W walce z kryzysem gospodarczym hiszpański parlament zatwierdził we wtorek wieczorem budżet państwa na 2011 rok. Hiszpanie wprowadzili drastyczne środki oszczędnościowe, aby zredukować deficyt finansów publicznych. Za przyjęciem budżetu głosowało 177 deputowanych, przeciw było 171. Rządzącym socjalistom potrzebne było wsparcie baskijskich nacjonalistów.
Socjalistyczny rząd premiera Jose Luisa Rodrigueza Zapatero, który w kończącym się roku podjął całą serię drastycznych działań oszczędnościowych w walce z kryzysem, postanowił zredukować deficyt finansów publicznych do 6 proc. PKB w 2011 roku. W 2010 roku deficyt ma wynieść 9,3 proc. PKB, a w 2009 zanotowano go na poziomie aż 11,1 proc. PKB.

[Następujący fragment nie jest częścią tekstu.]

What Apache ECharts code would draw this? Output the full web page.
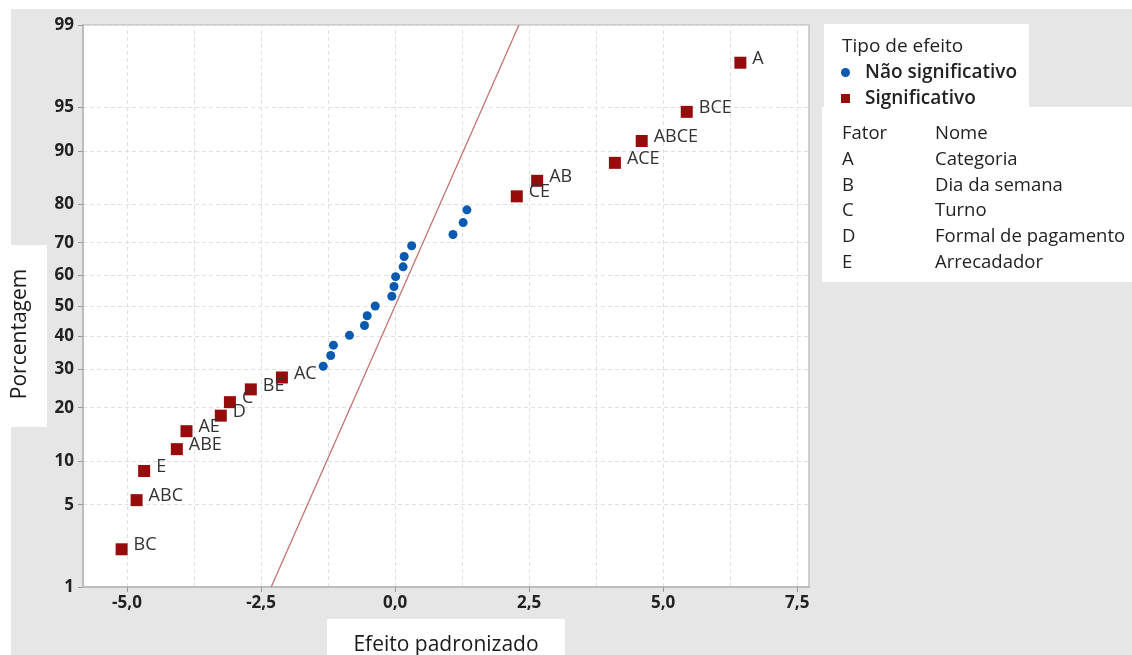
<!DOCTYPE html>
<html>
<head>
<meta charset="utf-8">
<script src="https://cdn.jsdelivr.net/npm/echarts@6/dist/echarts.min.js"></script>
<style>
  html, body { margin: 0; padding: 0; background: #fff; }
  #chart { width: 1132px; height: 655px; }
</style>
</head>
<body>
<div id="chart"></div>
<script>
// tick labels
var yTicks = [1, 5, 10, 20, 30, 40, 50, 60, 70, 80, 90, 95, 99];
var xTicks = [-5, -2.5, 0, 2.5, 5, 7.5];
var xGrid = [-5, -3.75, -2.5, -1.25, 0, 1.25, 2.5, 3.75, 5, 6.25, 7.5];

// significant effects (red squares)
var sigNames    = ['BC', 'ABC', 'E', 'ABE', 'AE', 'D', 'C', 'BE', 'AC', 'CE', 'AB', 'ACE', 'ABCE', 'BCE', 'A'];
var sigEffects  = [-5.10, -4.82, -4.68, -4.07, -3.89, -3.25, -3.08, -2.69, -2.11, 2.27, 2.65, 4.10, 4.60, 5.44, 6.44];
var sigPercents = [2.2, 5.4, 8.6, 11.8, 15.0, 18.2, 21.3, 24.5, 27.7, 81.8, 85.0, 88.2, 91.4, 94.6, 97.8];

// non significant effects (blue dots)
var nsEffects  = [-1.34, -1.20, -1.15, -0.85, -0.57, -0.52, -0.37, -0.06, -0.02, 0.01, 0.15, 0.17, 0.31, 1.08, 1.27, 1.34];
var nsPercents = [30.9, 34.1, 37.3, 40.4, 43.6, 46.8, 50.0, 53.2, 56.4, 59.6, 62.7, 65.9, 69.1, 72.3, 75.5, 78.7];

// reference line
var refEffects  = [-2.31, 2.31];
var refPercents = [1, 99];

// factor table
var factorCodes = ['A', 'B', 'C', 'D', 'E'];
var factorNames = ['Categoria', 'Dia da semana', 'Turno', 'Formal de pagamento', 'Arrecadador'];

// inverse normal cdf (Acklam)
function probit(p) {
  var a = [-3.969683028665376e+01, 2.209460984245205e+02, -2.759285104469687e+02, 1.383577518672690e+02, -3.066479806614716e+01, 2.506628277459239e+00];
  var b = [-5.447609879822406e+01, 1.615858368580409e+02, -1.556989798598866e+02, 6.680131188771972e+01, -1.328068155288572e+01];
  var c = [-7.784894002430293e-03, -3.223964580411365e-01, -2.400758277161838e+00, -2.549732539343734e+00, 4.374664141464968e+00, 2.938163982698783e+00];
  var d = [7.784695709041462e-03, 3.224671290700398e-01, 2.445134137142996e+00, 3.754408661907416e+00];
  var pl = 0.02425, q, r;
  if (p < pl) {
    q = Math.sqrt(-2 * Math.log(p));
    return (((((c[0]*q+c[1])*q+c[2])*q+c[3])*q+c[4])*q+c[5]) / ((((d[0]*q+d[1])*q+d[2])*q+d[3])*q+1);
  }
  if (p <= 1 - pl) {
    q = p - 0.5; r = q * q;
    return (((((a[0]*r+a[1])*r+a[2])*r+a[3])*r+a[4])*r+a[5])*q / (((((b[0]*r+b[1])*r+b[2])*r+b[3])*r+b[4])*r+1);
  }
  q = Math.sqrt(-2 * Math.log(1 - p));
  return -(((((c[0]*q+c[1])*q+c[2])*q+c[3])*q+c[4])*q+c[5]) / ((((d[0]*q+d[1])*q+d[2])*q+d[3])*q+1);
}
function z(pct) { return probit(pct / 100); }

var yTickZ = yTicks.map(z);
var FONT = '"Open Sans", "Noto Sans", sans-serif';

var sigData = sigNames.map(function(n, i) { return { name: n, value: [sigEffects[i], z(sigPercents[i])] }; });
var nsData = nsEffects.map(function(x, i) { return [x, z(nsPercents[i])]; });
var refData = refEffects.map(function(x, i) { return [x, z(refPercents[i])]; });

var graphics = [
  { type: 'rect', z: -10, shape: { x: 11, y: 9, width: 1121, height: 646 }, style: { fill: '#e6e6e6' } },
  { type: 'rect', z: -9, shape: { x: 0, y: 245, width: 47, height: 182 }, style: { fill: '#fff' } },
  { type: 'rect', z: -9, shape: { x: 327, y: 619, width: 238, height: 36 }, style: { fill: '#fff' } },
  { type: 'rect', z: -9, shape: { x: 824, y: 24, width: 205, height: 84 }, style: { fill: '#fff' } },
  { type: 'rect', z: -9, shape: { x: 822, y: 107, width: 310, height: 175 }, style: { fill: '#fff' } },
  { type: 'text', left: 842, top: 37, style: { text: 'Tipo de efeito', font: '19px ' + FONT, fill: '#222' } },
  { type: 'text', left: 842, top: 124, style: { text: 'Fator', font: '18.5px ' + FONT, fill: '#222' } },
  { type: 'text', left: 935, top: 124, style: { text: 'Nome', font: '18.5px ' + FONT, fill: '#222' } }
];
factorCodes.forEach(function(code, i) {
  graphics.push({ type: 'text', left: 842, top: 150 + i * 25.8, style: { text: code, font: '18.5px ' + FONT, fill: '#222' } });
  graphics.push({ type: 'text', left: 935, top: 150 + i * 25.8, style: { text: factorNames[i], font: '18.5px ' + FONT, fill: '#222' } });
});

var chart = echarts.init(document.getElementById('chart'));
chart.setOption({
  backgroundColor: '#fff',
  animation: false,
  textStyle: { fontFamily: FONT },
  grid: {
    left: 83, top: 25, right: 323, bottom: 68,
    show: true, backgroundColor: '#fff', borderColor: '#c4c4c4', borderWidth: 1.5,
    outerBoundsMode: 'none'
  },
  legend: {
    orient: 'vertical', left: 836, top: 58, itemGap: 7,
    itemWidth: 9, itemHeight: 9,
    textStyle: { fontSize: 19, fontWeight: 600, color: '#222', fontFamily: FONT, padding: [0, 0, 0, 10] },
    data: [{ name: 'Não significativo', icon: 'circle' }, { name: 'Significativo', icon: 'rect' }]
  },
  xAxis: {
    type: 'value', min: -5.82, max: 7.72,
    name: 'Efeito padronizado', nameLocation: 'middle', nameGap: 48,
    nameTextStyle: { fontSize: 21, color: '#1a1a1a', fontFamily: FONT },
    axisLine: { onZero: false, lineStyle: { color: '#bdbdbd', width: 2 } },
    axisTick: { show: true, length: 5, lineStyle: { color: '#999' }, customValues: xTicks },
    axisLabel: {
      customValues: xTicks, margin: 8, fontSize: 17, fontWeight: 'bold', color: '#222',
      formatter: function(v) { return v.toFixed(1).replace('.', ','); }
    },
    splitLine: { show: false }
  },
  yAxis: {
    type: 'value', min: z(1), max: z(99),
    name: 'Porcentagem', nameLocation: 'middle', nameGap: 52,
    nameTextStyle: { fontSize: 21, color: '#1a1a1a', fontFamily: FONT, padding: [0, 56, 0, 0] },
    axisLine: { show: true, onZero: false, lineStyle: { color: '#bdbdbd', width: 2 } },
    axisTick: { show: true, length: 5, lineStyle: { color: '#999' }, customValues: yTickZ },
    axisLabel: {
      customValues: yTickZ, margin: 9, fontSize: 17, fontWeight: 'bold', color: '#222',
      formatter: function(v) {
        var best = 0;
        for (var i = 1; i < yTickZ.length; i++) if (Math.abs(yTickZ[i] - v) < Math.abs(yTickZ[best] - v)) best = i;
        return String(yTicks[best]);
      }
    },
    splitLine: { show: true, lineStyle: { color: '#e0e0e0', type: [4, 3] } }
  },
  graphic: graphics,
  series: [
    {
      name: 'ref', type: 'line', z: 1, data: refData, symbol: 'none', silent: true,
      lineStyle: { color: '#c47272', width: 1.3 },
      markLine: {
        z: 0, silent: true, symbol: 'none', label: { show: false },
        lineStyle: { color: '#e0e0e0', type: [4, 3], width: 1 },
        data: xGrid.map(function(x) { return { xAxis: x }; })
      }
    },
    {
      name: 'Não significativo', type: 'scatter', data: nsData,
      symbol: 'circle', symbolSize: 9,
      itemStyle: { color: '#0a5ab2', opacity: 1, borderWidth: 0 }
    },
    {
      name: 'Significativo', type: 'scatter', data: sigData,
      symbol: 'rect', symbolSize: 12,
      itemStyle: { color: '#960c0c', opacity: 1, borderWidth: 0 },
      label: {
        show: true, position: 'right', distance: 6, offset: [0, -4],
        formatter: '{b}', fontSize: 18, color: '#333', fontFamily: FONT
      }
    }
  ]
});
</script>
</body>
</html>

Hiszpania stara się wydobyć z dwuletniej recesji, podczas której bezrobocie osiągnęło tam najwyższy poziom w UE - około 20 procent.
Rok drakońskich oszczędności
Rok 2011 zapowiada się jako rok "trudny" z powodu "drakońskich oszczędności" - ostrzegała we wtorek w parlamencie hiszpańska wicepremier oraz minister gospodarki i finansów Elena Salgado Mendez. Zapewniła przy tym, że zarówno wprowadzane reformy strukturalne, które np. łagodzą przepisy dotyczące zatrudniania i zwalniania pracowników, jak i konsolidacja budżetowa stanowią "fundamenty powrotu do wzrostu gospodarczego na średnim poziomie".

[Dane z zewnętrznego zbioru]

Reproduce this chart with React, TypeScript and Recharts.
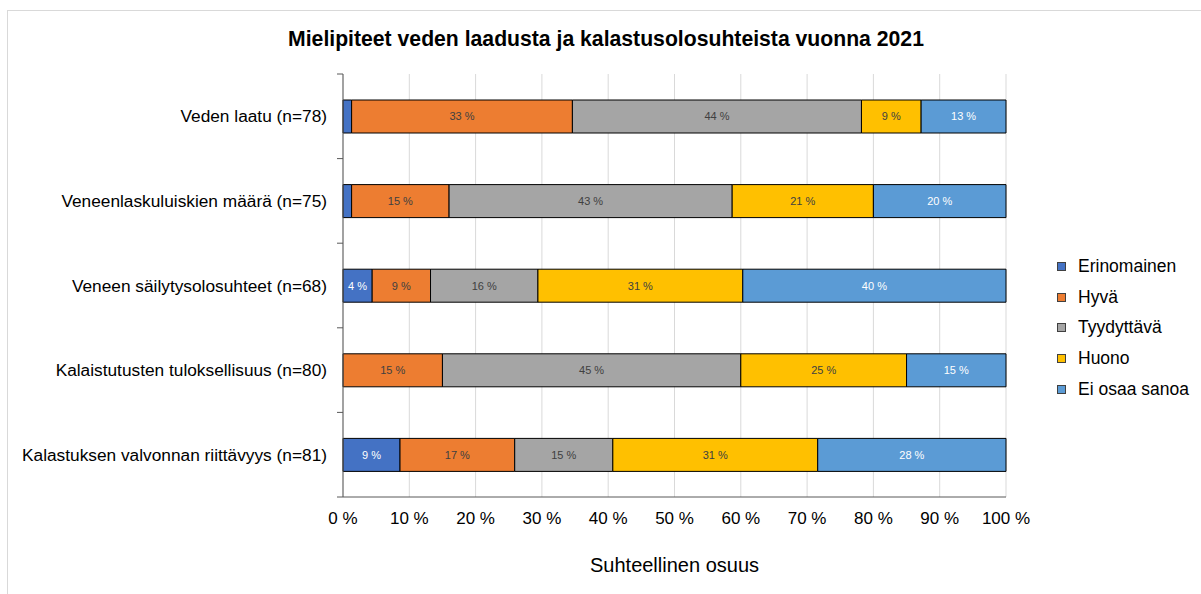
import React from 'react';
import { BarChart, Bar, XAxis, YAxis, CartesianGrid, LabelList } from 'recharts';

// kysymykset (n = vastaajat)
const categories = [
  'Veden laatu (n=78)',
  'Veneenlaskuluiskien määrä (n=75)',
  'Veneen säilytysolosuhteet (n=68)',
  'Kalaistutusten tuloksellisuus (n=80)',
  'Kalastuksen valvonnan riittävyys (n=81)',
];

const seriesNames = ['Erinomainen', 'Hyvä', 'Tyydyttävä', 'Huono', 'Ei osaa sanoa'];

// osuudet prosentteina
const erinomainen = [1.3, 1.3, 4.4, 0, 8.6];
const hyva = [33.3, 14.7, 8.8, 15.0, 17.3];
const tyydyttava = [43.6, 42.7, 16.2, 45.0, 14.8];
const huono = [9.0, 21.3, 30.9, 25.0, 30.9];
const eiOsaa = [12.8, 20.0, 39.7, 15.0, 28.4];

const xTicks = [0, 10, 20, 30, 40, 50, 60, 70, 80, 90, 100];

const colors = ['#4472C4', '#ED7D31', '#A5A5A5', '#FFC000', '#5B9BD5'];
const labelColors = ['#ffffff', '#404040', '#404040', '#404040', '#ffffff'];
const keys = ['e', 'h', 't', 'hu', 'eo'];

const data = categories.map((name, i) => ({
  name,
  e: erinomainen[i],
  h: hyva[i],
  t: tyydyttava[i],
  hu: huono[i],
  eo: eiOsaa[i],
}));

const FONT = '"Liberation Sans", Arial, sans-serif';
const BAND = (497 - 74) / categories.length;

const CategoryTick = (props: any) => {
  const { x, y, payload, index } = props;
  const ax = x + 6;
  return (
    <g>
      <line x1={ax - 6} x2={ax} y1={y - BAND / 2} y2={y - BAND / 2} stroke="#595959" />
      {index === categories.length - 1 && (
        <line x1={ax - 6} x2={ax} y1={y + BAND / 2} y2={y + BAND / 2} stroke="#595959" />
      )}
      <text x={x - 10} y={y} dy="0.35em" textAnchor="end" fill="#000" fontSize={17.3} fontFamily={FONT}>
        {payload.value}
      </text>
    </g>
  );
};

const makeLabel = (color: string) => (props: any) => {
  const { x, y, width, height, value } = props;
  if (value == null || value < 3) return null;
  return (
    <text
      x={x + width / 2}
      y={y + height / 2}
      dy="0.35em"
      textAnchor="middle"
      fill={color}
      fontSize={11}
      fontFamily={FONT}
    >
      {`${Math.round(value)} %`}
    </text>
  );
};

const LegendBox = () => (
  <div
    style={{
      position: 'absolute',
      left: 1057,
      top: 251,
      fontFamily: FONT,
      fontSize: 17.5,
      color: '#000',
    }}
  >
    {seriesNames.map((s, i) => (
      <div key={s} style={{ display: 'flex', alignItems: 'center', height: 30.8 }}>
        <span
          style={{
            display: 'inline-block',
            width: 7,
            height: 7,
            background: colors[i],
            border: '1px solid #404040',
            marginRight: 12,
          }}
        />
        {s}
      </div>
    ))}
  </div>
);

export default function App() {
  return (
    <div
      style={{
        position: 'absolute',
        left: 0,
        top: 0,
        width: 1201,
        height: 594,
        overflow: 'hidden',
        background: '#fff',
        fontFamily: FONT,
      }}
    >
      <div
        style={{
          position: 'absolute',
          left: 7,
          top: 10,
          width: 1200,
          height: 600,
          border: '1px solid #d9d9d9',
        }}
      />
      <div
        style={{
          position: 'absolute',
          left: 0,
          width: 1212,
          top: 27,
          textAlign: 'center',
          fontSize: 21.2,
          fontWeight: 'bold',
          color: '#000',
        }}
      >
        Mielipiteet veden laadusta ja kalastusolosuhteista vuonna 2021
      </div>
      <div
        style={{
          position: 'absolute',
          left: 343,
          width: 663,
          top: 554,
          textAlign: 'center',
          fontSize: 20,
          color: '#000',
        }}
      >
        Suhteellinen osuus
      </div>
      <div style={{ position: 'absolute', left: 0, top: 0 }}>
        <BarChart
          width={1201}
          height={594}
          data={data}
          layout="vertical"
          margin={{ top: 74, right: 195, bottom: 67, left: 0 }}
          barCategoryGap={0}
        >
          <CartesianGrid horizontal={false} stroke="#d9d9d9" />
          <XAxis
            type="number"
            domain={[0, 100]}
            ticks={xTicks}
            tickFormatter={(v: number) => `${v} %`}
            tickLine={false}
            tickMargin={9}
            axisLine={{ stroke: '#595959' }}
            tick={{ fill: '#000', fontSize: 17, fontFamily: FONT }}
            height={30}
            interval={0}
          />
          <XAxis
            xAxisId="top"
            orientation="top"
            type="number"
            domain={[0, 100]}
            tick={false}
            tickLine={false}
            height={0}
            axisLine={{ stroke: '#bfbfbf' }}
          />
          <YAxis
            type="category"
            dataKey="name"
            width={343}
            tickLine={false}
            tickMargin={0}
            axisLine={{ stroke: '#595959' }}
            tick={<CategoryTick />}
            interval={0}
          />
          {keys.map((k, i) => (
            <Bar
              key={k}
              dataKey={k}
              name={seriesNames[i]}
              stackId="a"
              fill={colors[i]}
              stroke="#000"
              strokeWidth={1}
              barSize={33}
              isAnimationActive={false}
            >
              <LabelList dataKey={k} content={makeLabel(labelColors[i])} />
            </Bar>
          ))}
        </BarChart>
      </div>
      <LegendBox />
    </div>
  );
}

Gabinet Zapatero już pół roku temu wdrożył pakiet oszczędnościowy o wartości 15 mld euro, starając się rozwiać obawy, że Hiszpania pogrąża się w kryzysie.
Pod koniec listopada premier zapewniał, że plany redukcji deficytu "realizowane są skrupulatnie", a hiszpański dług wewnętrzny jest o 20 punktów procentowych niższy od średniej europejskiej. Pod koniec 2009 roku wynosił on 560 mld euro, czyli około 60 proc. PKB.
Koalicja z nacjonalistami
Rządząca Hiszpańska Socjalistyczna Partia Robotnicza (PSOE), która nie dysponuje większością w Kongresie Deputowanych, niższej izbie hiszpańskiego parlamentu, dla zatwierdzenia budżetu zawarła porozumienie z dwoma ugrupowaniami regionalnymi: centroprawicową Baskijską Partią Nacjonalistyczną i Koalicją Kanaryjską, do której należy kilka partii z Wysp Kanaryjskich.